Here is all you need to know about the next leg...
When is AZ Alkmaar vs West Ham?
The Hammers will travel to AZ Alkmaar for the return leg on Thursday 18 May 2023. The match is set to kick-off at 8pm BST at the AFAS Stadion. The AFAS Stadium holds 19,500 people and bears the name of a Dutch software company but due to UEFA’s sponsorship regulations, the stadium is named AZ Stadion in European fixtures.
BT Sport will have all of the coverage from the Netherlands with coverage of the match starting at 7pm. BT Sport 1 and BT Sport Ultimate will both show the second-leg with fans able to stream the fixture through the BT Sport app and BT Sport website. Accounts for BT Sport cost from £29.99/month.
Do away goals count in UEFA Europa Conference League?
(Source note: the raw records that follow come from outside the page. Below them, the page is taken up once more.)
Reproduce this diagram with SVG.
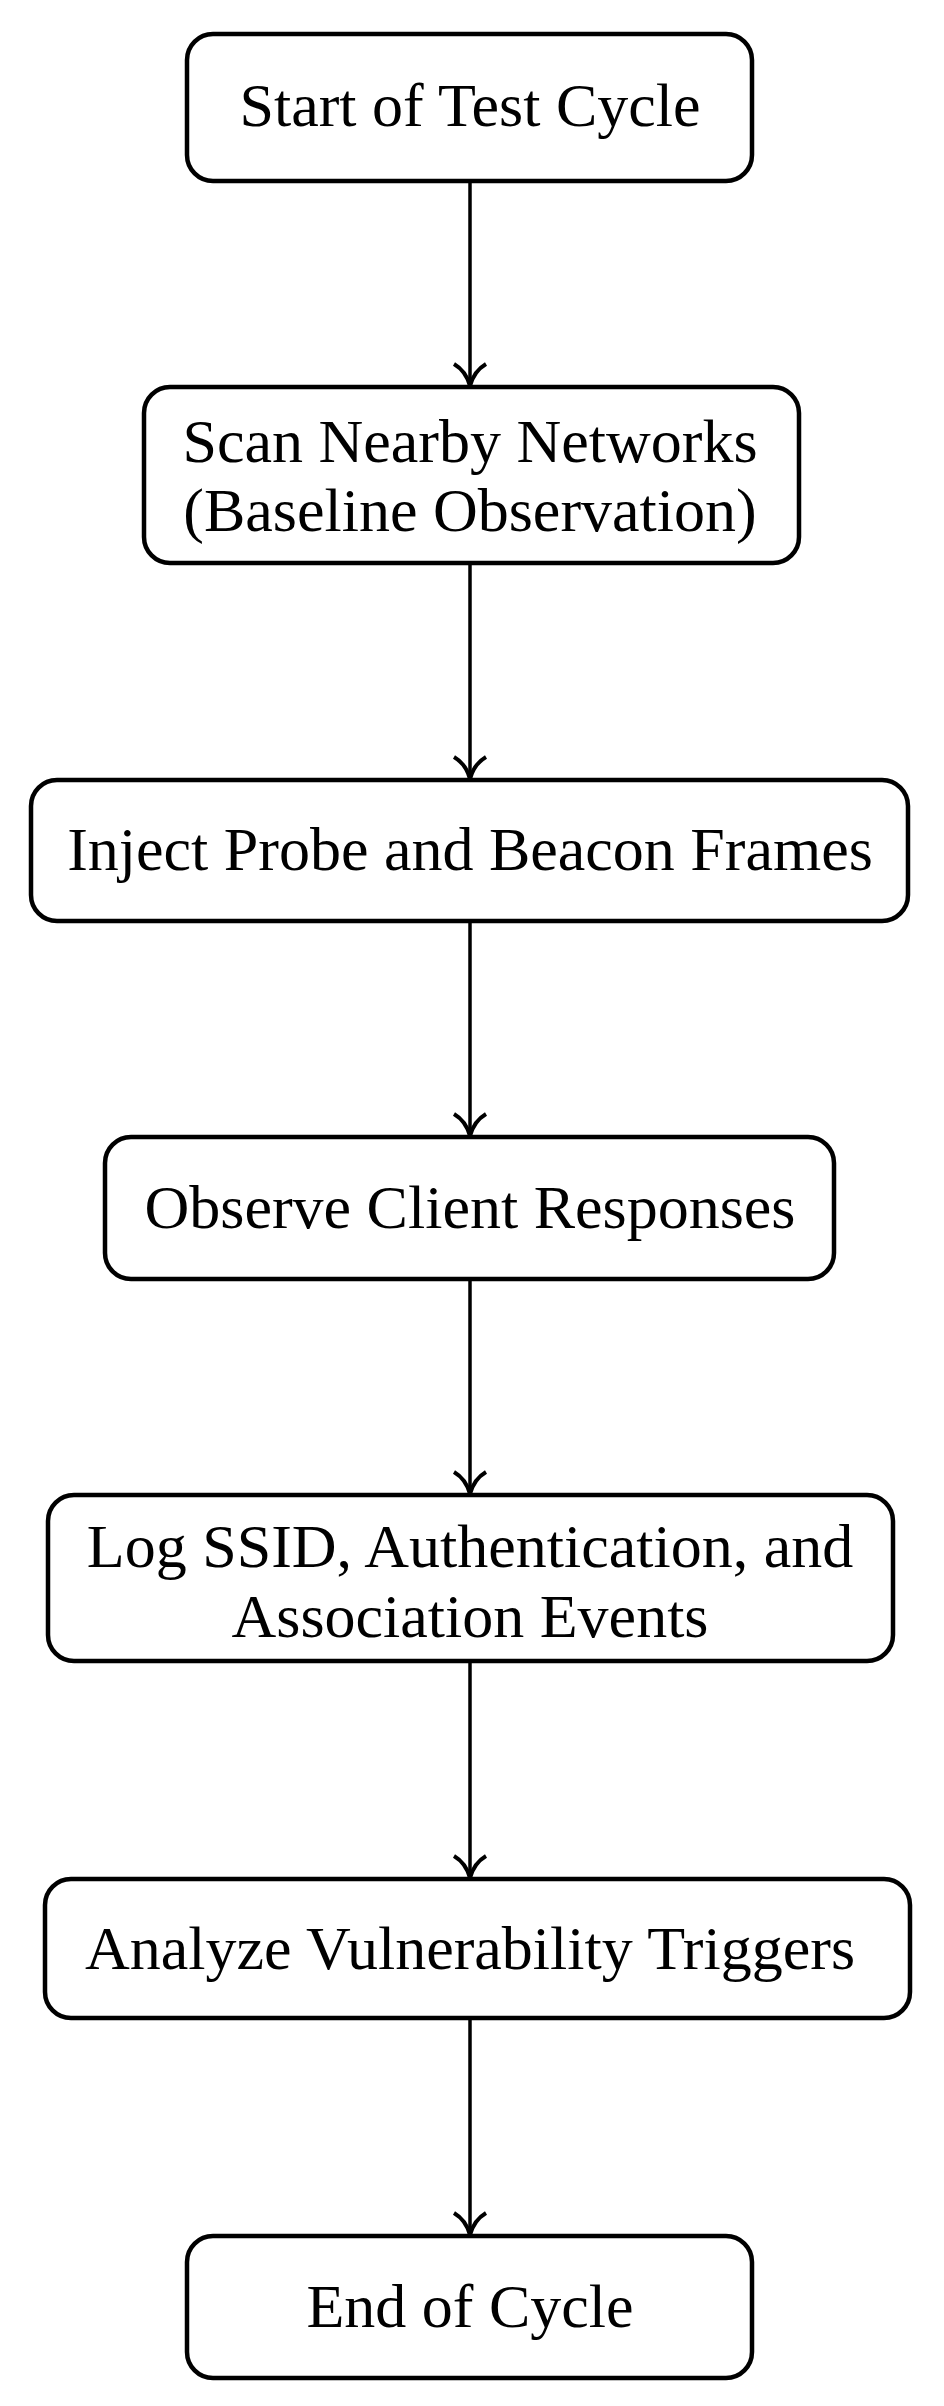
<svg xmlns="http://www.w3.org/2000/svg" width="944" height="2406" viewBox="0 0 944 2406">
<style>
.b{fill:#fff;stroke:#000;stroke-width:4.5}
.t{font-family:"Liberation Serif","DejaVu Serif",serif;font-size:62px;fill:#000;text-anchor:middle}
.c{stroke:#000;stroke-width:3.5;fill:none}
</style>
<defs>
<marker id="a" markerUnits="userSpaceOnUse" markerWidth="40" markerHeight="40" refX="36" refY="20" orient="auto" viewBox="0 0 40 40">
<path d="M14 4 Q21 16 36 20 Q21 24 14 36" fill="none" stroke="#000" stroke-width="4"/>
</marker>
</defs>
<rect width="944" height="2406" fill="#fff"/>
<g id="connectors">
<line class="c" x1="470" y1="181" x2="470" y2="386" marker-end="url(#a)"/>
<line class="c" x1="470" y1="563" x2="470" y2="779" marker-end="url(#a)"/>
<line class="c" x1="470" y1="921" x2="470" y2="1136" marker-end="url(#a)"/>
<line class="c" x1="470" y1="1279" x2="470" y2="1494" marker-end="url(#a)"/>
<line class="c" x1="470" y1="1661" x2="470" y2="1878" marker-end="url(#a)"/>
<line class="c" x1="470" y1="2018" x2="470" y2="2235" marker-end="url(#a)"/>
</g>
<g id="n1"><rect class="b" x="187" y="34" width="565" height="147" rx="26"/><text class="t" x="470" y="126">Start of Test Cycle</text></g>
<g id="n2"><rect class="b" x="144" y="387" width="655" height="176" rx="26"/><text class="t" x="470" y="462">Scan Nearby Networks</text><text class="t" x="470" y="531">(Baseline Observation)</text></g>
<g id="n3"><rect class="b" x="31" y="780" width="877" height="141" rx="26"/><text class="t" x="470" y="870">Inject Probe and Beacon Frames</text></g>
<g id="n4"><rect class="b" x="105" y="1137" width="729" height="142" rx="26"/><text class="t" x="470" y="1228">Observe Client Responses</text></g>
<g id="n5"><rect class="b" x="48" y="1495" width="845" height="166" rx="26"/><text class="t" x="470" y="1567">Log SSID, Authentication, and</text><text class="t" x="470" y="1637">Association Events</text></g>
<g id="n6"><rect class="b" x="45" y="1879" width="865" height="139" rx="26"/><text class="t" x="470" y="1969">Analyze Vulnerability Triggers</text></g>
<g id="n7"><rect class="b" x="187" y="2236" width="565" height="142" rx="26"/><text class="t" x="470" y="2327">End of Cycle</text></g>
</svg>
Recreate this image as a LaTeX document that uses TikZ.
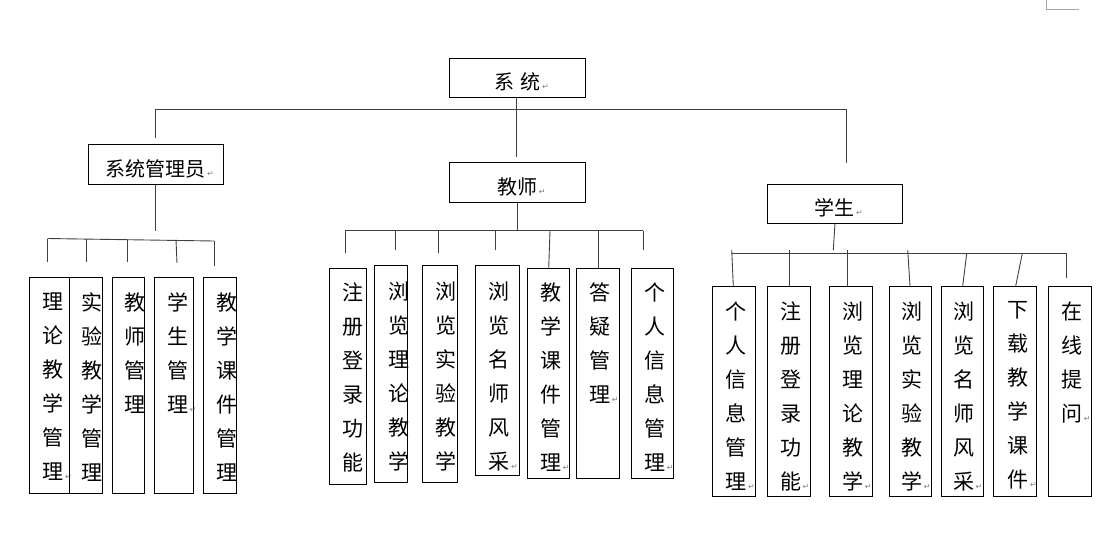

In the 2021/22 season, UEFA made the decision to scrap the away goal rule. To the dismay of many fans, goals that are scored away from home will not serve to break aggregate-goal ties after the 180 minutes have been played. The rule had been in place since 1965 and while the decision to change it was extremely controversial for many, UEFA made the change in order to make the second legs of ties more competitive.
If all scores are even at the end of the second leg, the match will then go into extra-time before a penalty shoot-out if no deciding goal has been scored following the additional 30 minutes.
At the time of the decision, the UEFA president Aleksander Ceferin said: “The away goals rule has been an intrinsic part of UEFA competitions since it was introduced in 1965. However, the question of its abolition has been debated at various UEFA meetings over the last few years.
“The impact of the rule now runs counter to its original purpose as, in fact, it now dissuades home teams – especially in first legs – from attacking, because they fear conceding a goal that would give their opponents a crucial advantage.
“There is also criticism of the unfairness, especially in extra time, of obliging the home team to score twice when the away team has scored.”
“Taking into consideration the consistency across Europe in terms of styles of play, and many different factors which have led to a decline in home advantage, the UEFA Executive Committee has taken the correct decision in adopting the view that it is no longer appropriate for an away goal to carry more weight than one scored at home.”